Records for the task:
- - - - - - -
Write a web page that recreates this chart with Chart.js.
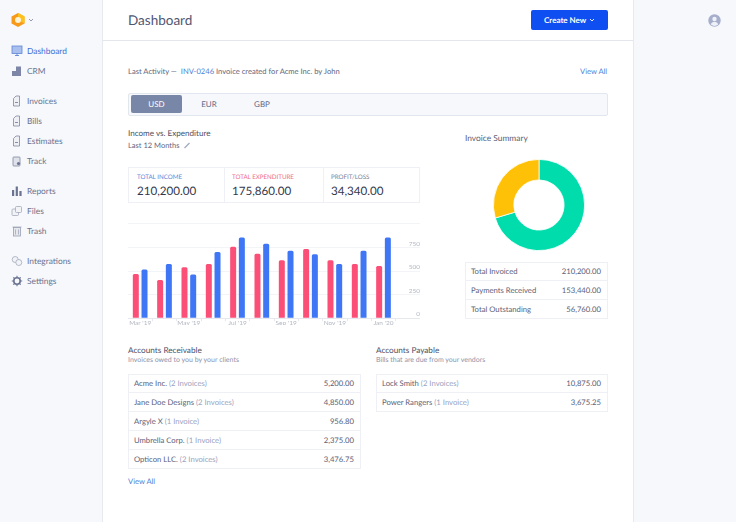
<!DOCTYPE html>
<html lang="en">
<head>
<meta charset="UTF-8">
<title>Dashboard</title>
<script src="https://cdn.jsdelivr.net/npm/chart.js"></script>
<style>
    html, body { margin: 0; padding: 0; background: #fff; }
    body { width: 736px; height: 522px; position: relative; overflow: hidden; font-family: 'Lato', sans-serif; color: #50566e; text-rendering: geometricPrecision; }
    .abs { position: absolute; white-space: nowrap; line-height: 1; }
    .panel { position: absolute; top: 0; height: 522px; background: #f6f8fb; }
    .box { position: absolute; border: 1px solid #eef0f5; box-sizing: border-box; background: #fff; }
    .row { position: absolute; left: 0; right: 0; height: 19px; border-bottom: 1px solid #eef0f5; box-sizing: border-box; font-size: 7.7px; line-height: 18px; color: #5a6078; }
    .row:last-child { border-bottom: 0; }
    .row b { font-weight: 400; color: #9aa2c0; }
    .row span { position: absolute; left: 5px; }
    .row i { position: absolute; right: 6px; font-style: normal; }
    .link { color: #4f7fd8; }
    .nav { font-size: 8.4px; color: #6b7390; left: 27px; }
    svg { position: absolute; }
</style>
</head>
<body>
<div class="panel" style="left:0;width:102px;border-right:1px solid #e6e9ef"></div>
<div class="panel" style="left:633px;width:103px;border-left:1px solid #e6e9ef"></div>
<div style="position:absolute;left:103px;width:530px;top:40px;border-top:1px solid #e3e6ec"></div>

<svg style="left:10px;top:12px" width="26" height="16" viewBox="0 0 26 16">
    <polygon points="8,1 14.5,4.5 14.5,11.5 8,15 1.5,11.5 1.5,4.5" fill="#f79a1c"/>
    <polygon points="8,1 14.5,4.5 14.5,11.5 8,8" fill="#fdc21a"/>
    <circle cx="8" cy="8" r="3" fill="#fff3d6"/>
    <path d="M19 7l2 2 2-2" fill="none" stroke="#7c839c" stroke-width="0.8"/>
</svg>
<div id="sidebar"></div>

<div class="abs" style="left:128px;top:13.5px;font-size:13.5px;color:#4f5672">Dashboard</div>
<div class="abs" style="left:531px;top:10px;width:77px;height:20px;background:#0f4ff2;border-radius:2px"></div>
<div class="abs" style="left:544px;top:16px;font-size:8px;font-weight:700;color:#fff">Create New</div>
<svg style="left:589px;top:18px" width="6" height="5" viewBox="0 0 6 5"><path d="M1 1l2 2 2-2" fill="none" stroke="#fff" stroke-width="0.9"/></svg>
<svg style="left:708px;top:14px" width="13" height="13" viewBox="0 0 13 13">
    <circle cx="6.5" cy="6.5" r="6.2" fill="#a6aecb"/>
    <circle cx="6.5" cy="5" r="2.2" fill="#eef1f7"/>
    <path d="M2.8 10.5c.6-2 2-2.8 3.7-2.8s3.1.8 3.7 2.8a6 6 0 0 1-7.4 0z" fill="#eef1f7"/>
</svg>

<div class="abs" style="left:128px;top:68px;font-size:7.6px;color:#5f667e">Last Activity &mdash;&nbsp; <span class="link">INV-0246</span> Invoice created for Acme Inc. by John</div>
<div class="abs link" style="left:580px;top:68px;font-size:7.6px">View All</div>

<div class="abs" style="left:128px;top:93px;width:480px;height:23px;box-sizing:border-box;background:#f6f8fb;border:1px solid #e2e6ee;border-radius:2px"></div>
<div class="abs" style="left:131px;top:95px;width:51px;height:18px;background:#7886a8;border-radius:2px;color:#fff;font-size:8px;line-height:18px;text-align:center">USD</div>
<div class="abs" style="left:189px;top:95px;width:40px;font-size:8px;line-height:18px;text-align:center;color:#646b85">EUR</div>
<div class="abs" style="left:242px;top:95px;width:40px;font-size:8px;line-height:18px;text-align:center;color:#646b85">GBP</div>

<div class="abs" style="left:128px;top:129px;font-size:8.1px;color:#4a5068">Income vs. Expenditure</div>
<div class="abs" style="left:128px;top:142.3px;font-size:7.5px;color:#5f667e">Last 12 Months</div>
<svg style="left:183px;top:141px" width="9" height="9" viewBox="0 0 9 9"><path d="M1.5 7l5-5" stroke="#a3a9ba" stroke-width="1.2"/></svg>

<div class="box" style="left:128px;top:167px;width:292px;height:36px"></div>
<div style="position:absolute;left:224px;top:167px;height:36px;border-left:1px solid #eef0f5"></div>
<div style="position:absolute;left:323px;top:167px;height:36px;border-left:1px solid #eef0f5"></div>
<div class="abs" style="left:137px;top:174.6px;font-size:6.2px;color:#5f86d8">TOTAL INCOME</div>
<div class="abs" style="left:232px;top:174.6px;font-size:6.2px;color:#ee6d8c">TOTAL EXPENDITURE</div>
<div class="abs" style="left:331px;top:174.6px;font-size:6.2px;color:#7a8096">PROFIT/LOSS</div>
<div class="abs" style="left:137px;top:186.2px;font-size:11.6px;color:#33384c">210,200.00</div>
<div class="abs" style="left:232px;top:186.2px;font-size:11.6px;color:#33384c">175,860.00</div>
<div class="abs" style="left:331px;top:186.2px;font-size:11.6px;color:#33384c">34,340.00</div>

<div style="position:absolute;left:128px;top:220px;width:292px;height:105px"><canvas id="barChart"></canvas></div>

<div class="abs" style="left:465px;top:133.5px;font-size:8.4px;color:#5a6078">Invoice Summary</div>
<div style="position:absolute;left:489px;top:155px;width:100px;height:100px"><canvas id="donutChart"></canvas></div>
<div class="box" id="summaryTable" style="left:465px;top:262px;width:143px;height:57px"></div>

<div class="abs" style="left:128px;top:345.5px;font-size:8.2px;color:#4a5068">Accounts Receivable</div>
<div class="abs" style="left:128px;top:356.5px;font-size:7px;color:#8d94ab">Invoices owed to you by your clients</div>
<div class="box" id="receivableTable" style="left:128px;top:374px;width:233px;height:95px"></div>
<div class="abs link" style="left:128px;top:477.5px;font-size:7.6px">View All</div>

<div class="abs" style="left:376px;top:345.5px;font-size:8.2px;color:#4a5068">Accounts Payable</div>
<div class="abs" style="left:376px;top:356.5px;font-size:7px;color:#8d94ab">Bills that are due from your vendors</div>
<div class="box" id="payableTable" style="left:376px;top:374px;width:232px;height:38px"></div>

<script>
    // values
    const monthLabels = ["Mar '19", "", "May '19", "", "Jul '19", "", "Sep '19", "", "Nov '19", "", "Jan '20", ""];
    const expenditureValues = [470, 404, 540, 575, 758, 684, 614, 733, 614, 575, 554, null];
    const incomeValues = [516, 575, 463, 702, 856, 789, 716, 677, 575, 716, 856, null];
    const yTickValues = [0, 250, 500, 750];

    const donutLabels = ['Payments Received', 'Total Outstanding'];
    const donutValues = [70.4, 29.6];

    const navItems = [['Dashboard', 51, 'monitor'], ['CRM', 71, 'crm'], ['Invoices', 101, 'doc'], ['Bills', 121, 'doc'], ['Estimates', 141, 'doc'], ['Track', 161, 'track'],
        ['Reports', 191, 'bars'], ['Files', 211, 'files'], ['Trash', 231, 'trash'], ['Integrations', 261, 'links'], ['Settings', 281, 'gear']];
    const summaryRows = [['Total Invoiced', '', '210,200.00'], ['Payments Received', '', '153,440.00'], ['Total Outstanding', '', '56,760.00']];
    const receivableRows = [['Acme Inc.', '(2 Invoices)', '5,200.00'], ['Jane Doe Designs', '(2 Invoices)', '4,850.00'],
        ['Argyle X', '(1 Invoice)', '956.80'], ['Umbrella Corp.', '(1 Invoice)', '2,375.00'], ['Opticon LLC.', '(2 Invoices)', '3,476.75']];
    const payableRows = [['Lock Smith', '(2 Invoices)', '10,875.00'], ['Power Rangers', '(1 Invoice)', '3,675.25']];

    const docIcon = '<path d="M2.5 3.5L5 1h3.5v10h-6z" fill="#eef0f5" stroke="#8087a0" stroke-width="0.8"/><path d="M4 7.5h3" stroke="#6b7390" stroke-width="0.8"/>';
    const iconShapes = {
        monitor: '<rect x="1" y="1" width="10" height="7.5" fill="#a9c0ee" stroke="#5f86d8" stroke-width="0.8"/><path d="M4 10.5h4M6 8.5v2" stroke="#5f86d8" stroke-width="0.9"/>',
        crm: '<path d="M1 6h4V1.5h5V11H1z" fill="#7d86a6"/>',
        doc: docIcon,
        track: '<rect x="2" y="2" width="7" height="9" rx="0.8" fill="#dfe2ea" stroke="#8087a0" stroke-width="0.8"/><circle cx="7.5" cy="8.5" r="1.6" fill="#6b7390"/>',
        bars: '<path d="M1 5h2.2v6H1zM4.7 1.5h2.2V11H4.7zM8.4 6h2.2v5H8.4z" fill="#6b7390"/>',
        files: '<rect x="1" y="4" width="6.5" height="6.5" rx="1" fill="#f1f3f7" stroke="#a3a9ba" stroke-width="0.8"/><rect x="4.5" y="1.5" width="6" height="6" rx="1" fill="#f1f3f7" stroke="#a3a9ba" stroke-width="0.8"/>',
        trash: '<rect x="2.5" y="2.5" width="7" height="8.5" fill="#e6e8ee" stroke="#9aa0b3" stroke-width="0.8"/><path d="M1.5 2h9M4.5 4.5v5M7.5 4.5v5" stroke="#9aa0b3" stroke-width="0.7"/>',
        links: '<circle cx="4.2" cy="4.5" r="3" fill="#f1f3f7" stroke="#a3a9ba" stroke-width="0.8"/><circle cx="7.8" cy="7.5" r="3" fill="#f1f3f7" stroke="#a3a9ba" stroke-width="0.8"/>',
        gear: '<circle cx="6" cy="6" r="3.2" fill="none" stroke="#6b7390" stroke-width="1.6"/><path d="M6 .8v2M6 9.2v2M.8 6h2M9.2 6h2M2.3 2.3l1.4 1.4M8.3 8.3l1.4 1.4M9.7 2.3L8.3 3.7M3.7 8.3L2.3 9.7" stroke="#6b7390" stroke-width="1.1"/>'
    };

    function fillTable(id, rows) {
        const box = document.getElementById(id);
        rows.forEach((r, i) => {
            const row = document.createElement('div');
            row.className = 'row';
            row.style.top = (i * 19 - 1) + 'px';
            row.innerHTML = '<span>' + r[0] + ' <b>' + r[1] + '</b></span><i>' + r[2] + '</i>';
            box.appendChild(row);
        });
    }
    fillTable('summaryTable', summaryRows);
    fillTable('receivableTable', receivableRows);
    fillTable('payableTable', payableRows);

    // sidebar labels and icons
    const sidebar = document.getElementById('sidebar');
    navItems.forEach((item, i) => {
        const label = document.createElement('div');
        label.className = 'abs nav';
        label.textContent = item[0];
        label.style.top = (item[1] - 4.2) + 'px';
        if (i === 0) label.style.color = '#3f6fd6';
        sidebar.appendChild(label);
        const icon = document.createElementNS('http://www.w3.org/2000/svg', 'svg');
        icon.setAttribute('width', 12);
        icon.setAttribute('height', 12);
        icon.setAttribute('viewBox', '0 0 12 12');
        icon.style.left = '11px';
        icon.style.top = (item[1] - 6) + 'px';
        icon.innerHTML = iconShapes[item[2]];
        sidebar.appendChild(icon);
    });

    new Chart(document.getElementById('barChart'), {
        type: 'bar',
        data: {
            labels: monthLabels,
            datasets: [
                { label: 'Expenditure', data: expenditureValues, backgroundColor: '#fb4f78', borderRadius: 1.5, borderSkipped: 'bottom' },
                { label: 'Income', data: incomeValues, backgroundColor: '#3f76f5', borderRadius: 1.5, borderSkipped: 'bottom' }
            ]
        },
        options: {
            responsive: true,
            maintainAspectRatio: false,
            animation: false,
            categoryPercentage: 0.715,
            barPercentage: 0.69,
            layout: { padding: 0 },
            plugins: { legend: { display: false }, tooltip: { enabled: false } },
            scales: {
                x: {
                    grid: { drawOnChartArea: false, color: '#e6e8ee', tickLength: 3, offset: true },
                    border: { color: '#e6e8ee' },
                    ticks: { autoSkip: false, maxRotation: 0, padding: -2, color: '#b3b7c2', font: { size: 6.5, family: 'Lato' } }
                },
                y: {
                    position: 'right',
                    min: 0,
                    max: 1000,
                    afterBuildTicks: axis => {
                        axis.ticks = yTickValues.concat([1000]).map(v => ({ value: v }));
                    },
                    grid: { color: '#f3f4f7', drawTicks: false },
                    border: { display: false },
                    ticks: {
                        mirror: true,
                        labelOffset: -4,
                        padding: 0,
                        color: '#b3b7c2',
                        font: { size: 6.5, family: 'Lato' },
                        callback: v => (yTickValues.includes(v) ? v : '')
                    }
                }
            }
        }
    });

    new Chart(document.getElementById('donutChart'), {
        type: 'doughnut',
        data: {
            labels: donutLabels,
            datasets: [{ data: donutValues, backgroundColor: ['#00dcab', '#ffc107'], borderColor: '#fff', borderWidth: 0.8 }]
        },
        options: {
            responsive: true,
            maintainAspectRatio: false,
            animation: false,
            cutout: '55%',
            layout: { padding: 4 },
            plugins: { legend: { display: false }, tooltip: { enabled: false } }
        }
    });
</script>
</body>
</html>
- - - - - - -
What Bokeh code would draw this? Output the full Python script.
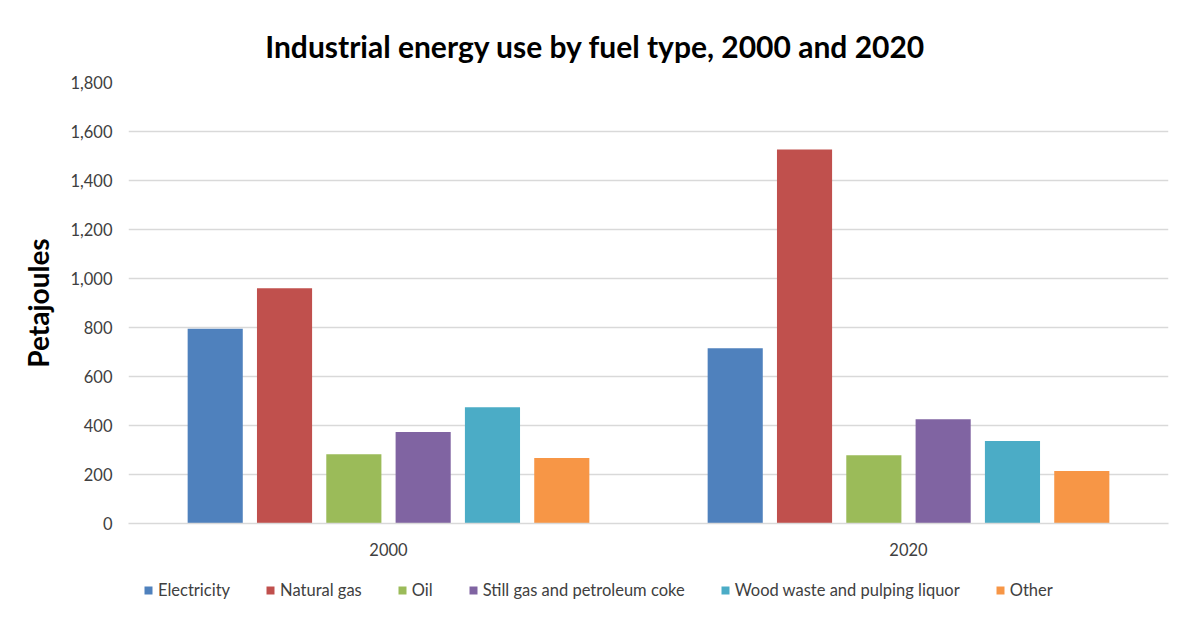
- - - - - - -
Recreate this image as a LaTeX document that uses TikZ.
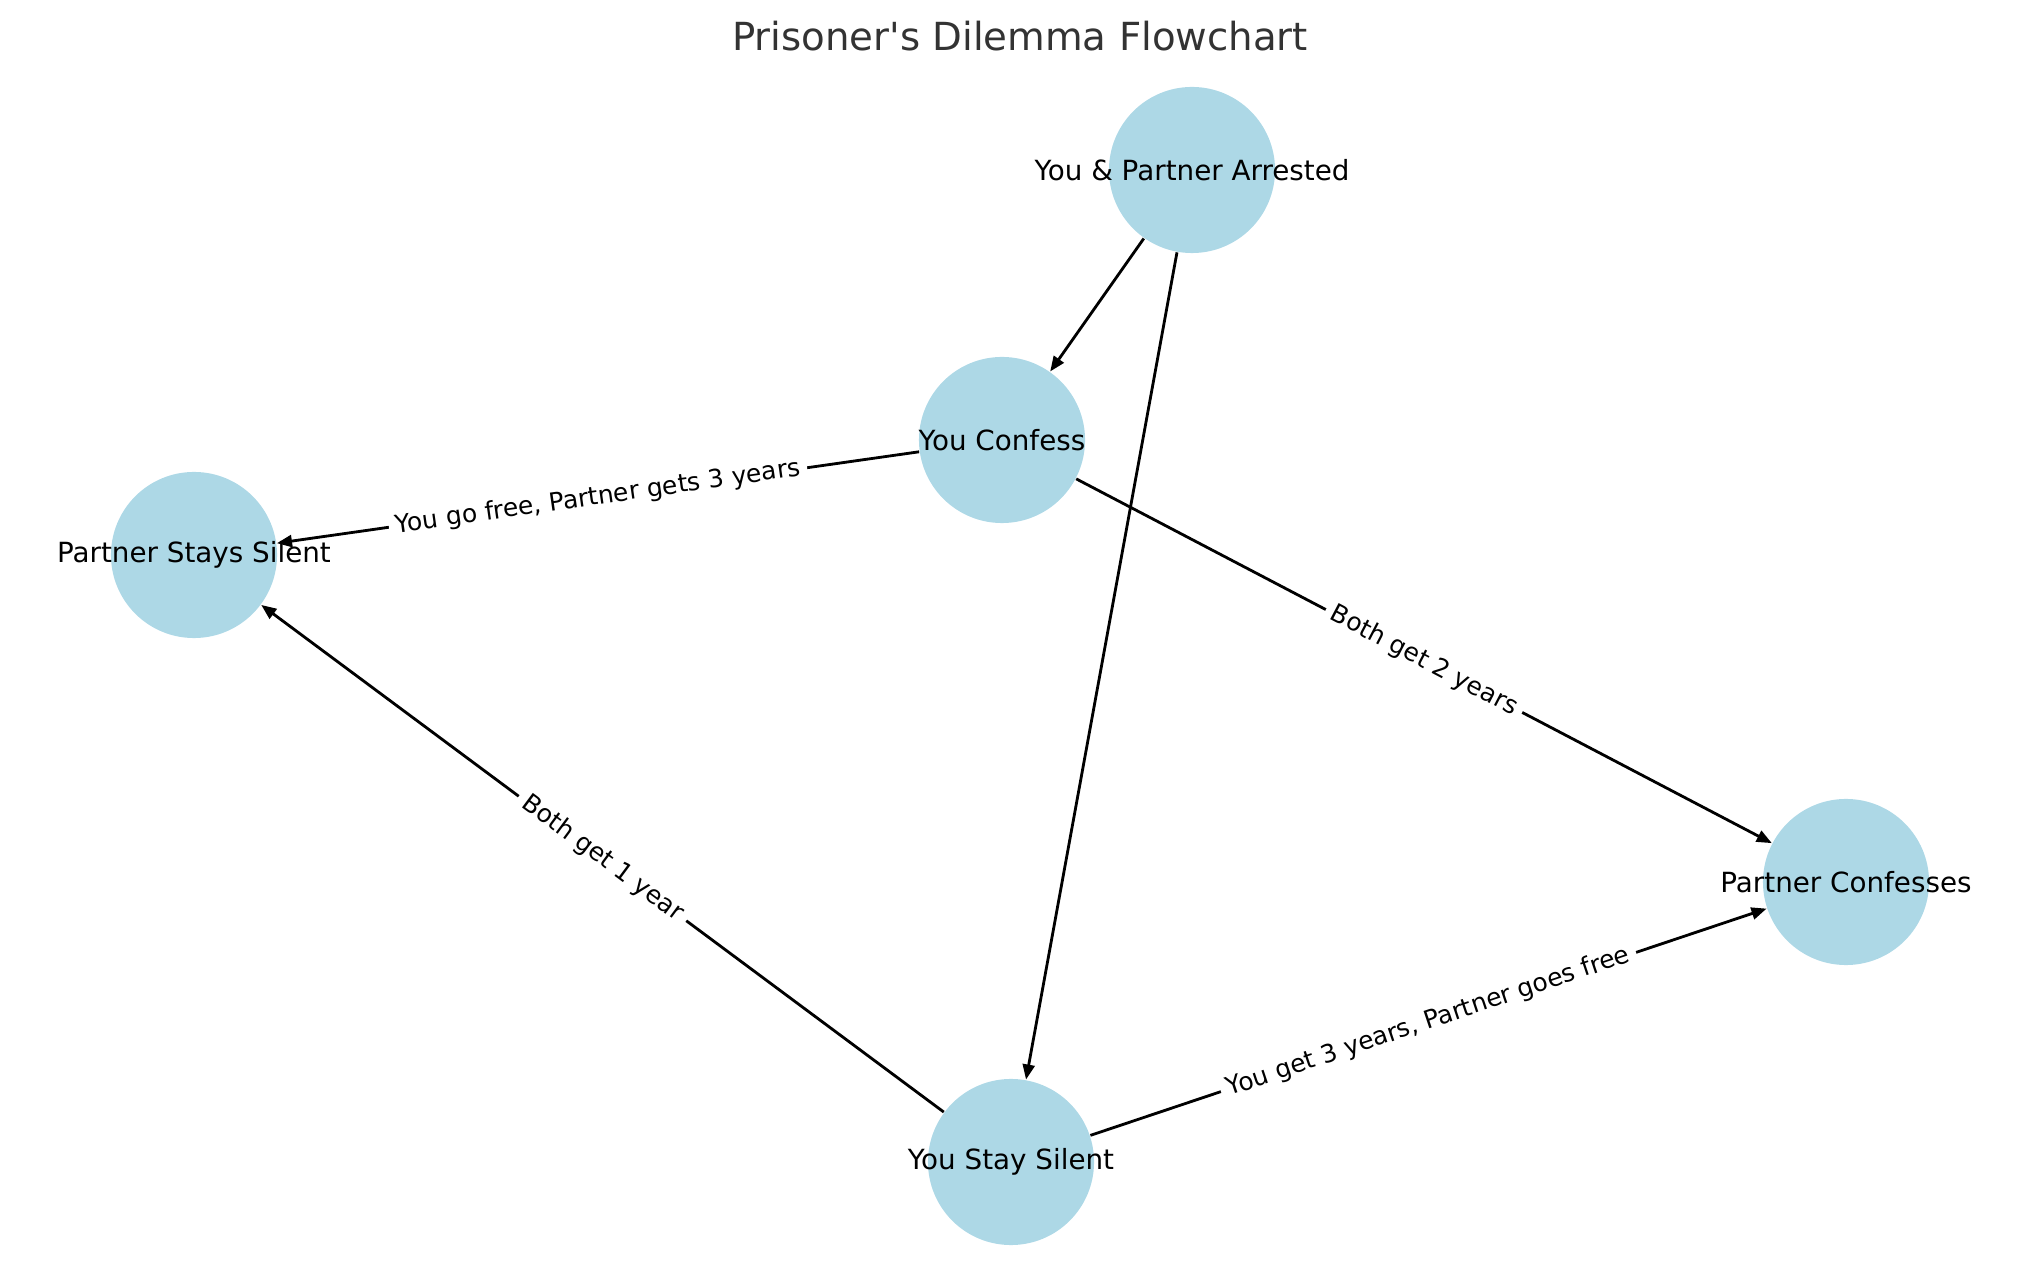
- - - - - - -
Search the data for "this" and list every line in which it occurs.

Write a web page that recreates this chart with Chart.js.
What Bokeh code would draw this? Output the full Python script.
Recreate this image as a LaTeX document that uses TikZ.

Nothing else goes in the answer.